Govt Allays Fears of Increasing Debt Burden

Paints a rosy picture of state finances as Oppn picks hole in budget

Published: 20th March 2016 06:45 AM  |   Last Updated: 20th March 2016 06:45 AM   |  A+A-

HYDERABAD: The four-day debate on the  Budget ended on Saturday with the government allaying the fears of increasing debt burden putting pressure on the state exchequer. The government painted a rosy picture of the state finances even as the opposition tried to pick holes in the Budget.

The opposition, however, cried foul as deputy speaker M Padma Devender Reddy adjourned the House without giving an opportunity for them to register their protest after Finance minister E Rajender gave clarifications on the issues raised by the opposition members. “This amounts to curtailing the voice of the opposition,” they rued.

Replying to the debate, Finance minister E Rajender said Telangana is second only to  Chhattisgarh in the list of states with least borrowings.Rajender said the total debts of Telangana State was only 16.1 per cent of the Gross State Domestic Product (GSDP), which was Rs 5,22,021 crore in 2015.

The borrowings of Chhattisgarh was 14.3 per cent of the GSDP, whereas the debt burden of neighbouring AP was 20.8 per cent. Bihar has borrowed 23.8 per cent of GSDP, while Goa has 30.5% and Kerala 17.3 pre cent debt burden.

He clarified that the financial closure of Rs 91,500 crore done by the TS Genco, for achieving 23,000 MW installed power capacity, need not require counter guarantee by the state government.

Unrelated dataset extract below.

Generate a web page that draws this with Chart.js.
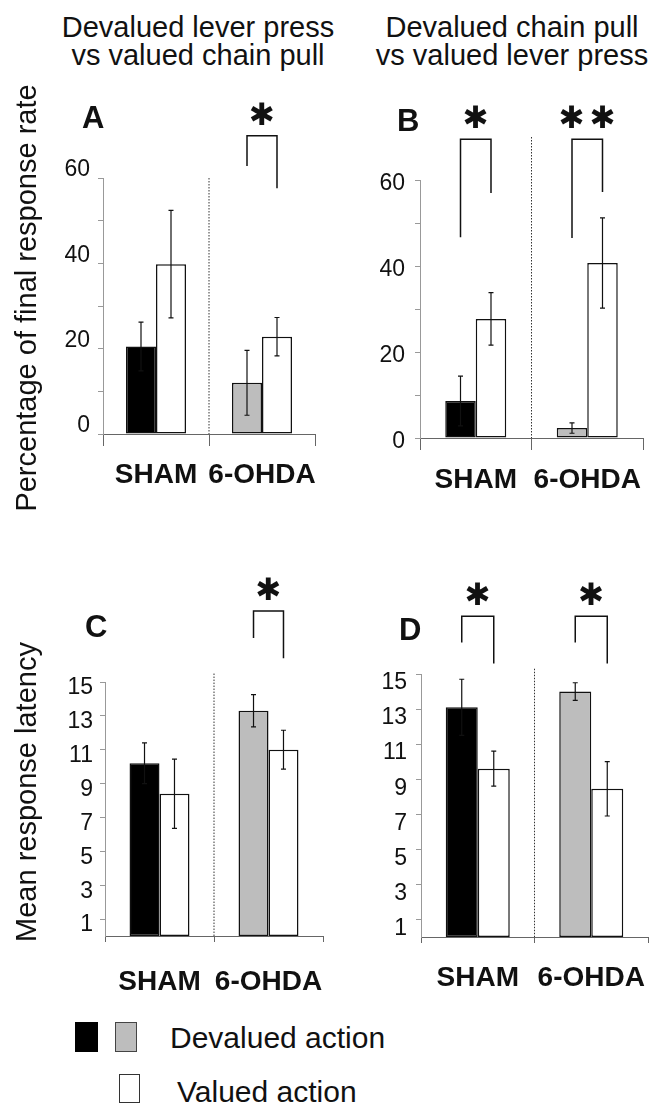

Rajender also presented figures from 2004-05 to 2015-16 comparing the ten years Congress rule of combined AP and the 20 months rule of TRS government. “We have spent more money for roads, welfare and other developmental activities during the last 20 months compared to the amount spent during the regime of previous Congress governments,” he claimed.

The finance minister said that the amount spent on welfare activities in 2010-11 was Rs 2,518 crore, whereas the TRS government has spent Rs 11,392 crore on welfare in 2015-16 was  and the budget estimates for 2016-17 were Rs 16,169 crore.

Rajender also pointed out that 3,530 km road works were sanctioned during the 10-year Congress rule, while the TRS government sanctioned 995 km roads during the last 20 months. The 10-year Congress regime had sanctioned 17 ROBs or RUBs, but the TRS government sanctioned 15 bridges in the last 20 monts, he claimed.

However, Opposition leader K Jana Reddy wanted the government to talk about the expenditure of the Budget 2015-16.

Rajender said that as per the report of the Auditor General, the expenditure up to December 2015 was Rs 66,464.78 crore and exuded confidence that the government would spend Rs 1 lakh crore by the end of financial year as per revised estimates.

On the revision of 2015-16 Budget from Rs 1.15 lakh crore to Rs 1 lakh, Rajender said no government would spend budget allocation completely. “The budget expenditure was 67 per cent in 2008-09 and 88 per cent in 2007-08. We will spend 86.5 per cent in 2015-16 Budget,” he said.

As the opposition members contined to press for clarifications, Padma Devender Reddy adjourned the House for Sunday.

Two Bills Introduced in Assembly

Hyderabad: Two Bills were introduced in the state Assembly on Saturday. The Bills on Greater Hyderabad Municipal Corporation (Amendment) Bill 2016 and The Telangana Municipalities (Amendment) Bill 2016 were introduced by legislative affairs minister T Harish Rao on behalf of municipal administration and urban development (MAUD) minister K T Rama Rao. The Andhra Pradesh Municipalities Act was adapted to Telangana state vide notification issued in GO 142 of MAUD dated October 29, 2015 in exercise of the powers conferred by section 101 of the AP Reorganisation Act 2014 and to facilitate regularisation of unauthorised buildings, building constructed in deviation of sanction plan, the Act has been amended subsequently. To be in conformity with the observation made by the High Court as regard the subsequent amendments made to the adapted Act, it has been decided to make amendments to the said relevant section by introducing the Bill.